Was this glorification- now perhaps sounding creepy to urban middle class- unique to India?

Hardly.

None other than Richard Wagner,  one of the greatest Western classical music composers, did it in his opera Götterdämmerung, 1876 !

"...Richard Wagner staged suttee in his opera Götterdämmerung by having his heroine, Brünnhilde, ride her horse onto the flaming pyre of her beloved Siegfried.  In an early draft of the opera (summer of 1856), Brünnhilde spouts a kind of garbled Vedanta (via the philosopher Schopenhauer, who had read Indian philosophy in German): “I leave the Land of Desire, I flee the Land of Illusion forever; I close behind me the open door of eternal Becoming. . . . Freed from rebirth, everything eternal . . . I saw the world end.”  Thus some Europeans glorified the custom of suttee."

 (Wendy Doniger, 'The Hindus / An Alternative History', 2009)

This is just one example. One can learn about more such from Doniger's book. 



'The Sati of Ramabai, Wife of Madhavrao Peshwa (reigned 1761-1772)'

Courtesy:  Dorothy and Richard Sherwood and Mr. and Mrs. Harry Lenart

watercolors

Artist: Unknown

After the picture above was posted on FB page of Bharat Itihas Samshodhak Mandal, Pune in October 2013 by Pratish Khedekar,  there was this comment:

"the position of Ramabai is very interesting, traditionally the sati immolates herself seated with husbands body draped over her lap"
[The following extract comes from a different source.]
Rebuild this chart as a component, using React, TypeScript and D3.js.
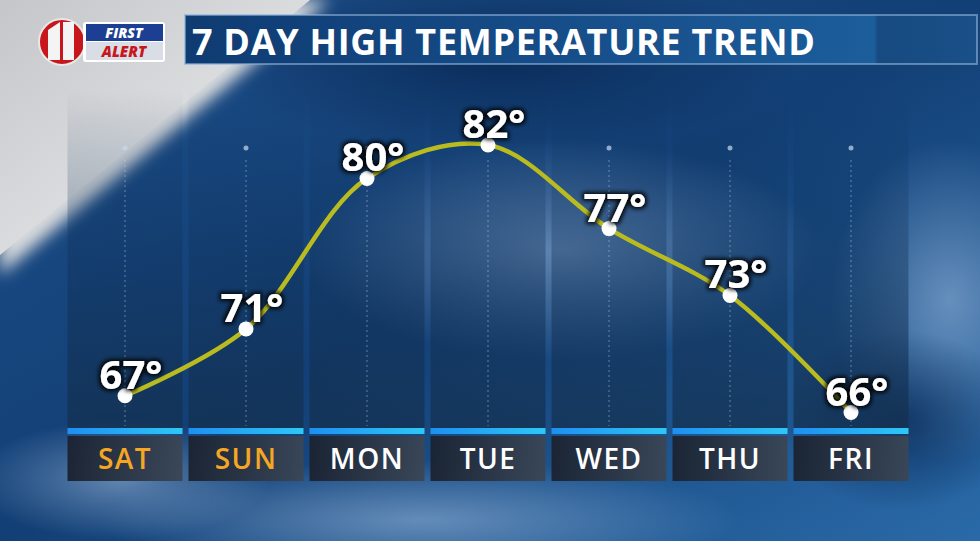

In the picture above Ramabai is shown lying next to her dead husband's body and not carrying his head in his lap. 

Why?

"the Atharva Veda regards the practice of the wife’s lying down beside her dead husband (but perhaps then getting up again) as an ancient custom. On the other hand, women in the Vedic period may have performed a purely symbolic suicide on their husbands’ graves, which was later (hindsight alert!) cited as scriptural support for the actual self-immolation of widows on their husbands’ pyres called suttee." ('The Hindus / An Alternative History', 2009)

Was the artist perhaps depicting the scene of suttee as was perceived in the Atharva Veda? Just a symbolic suicide?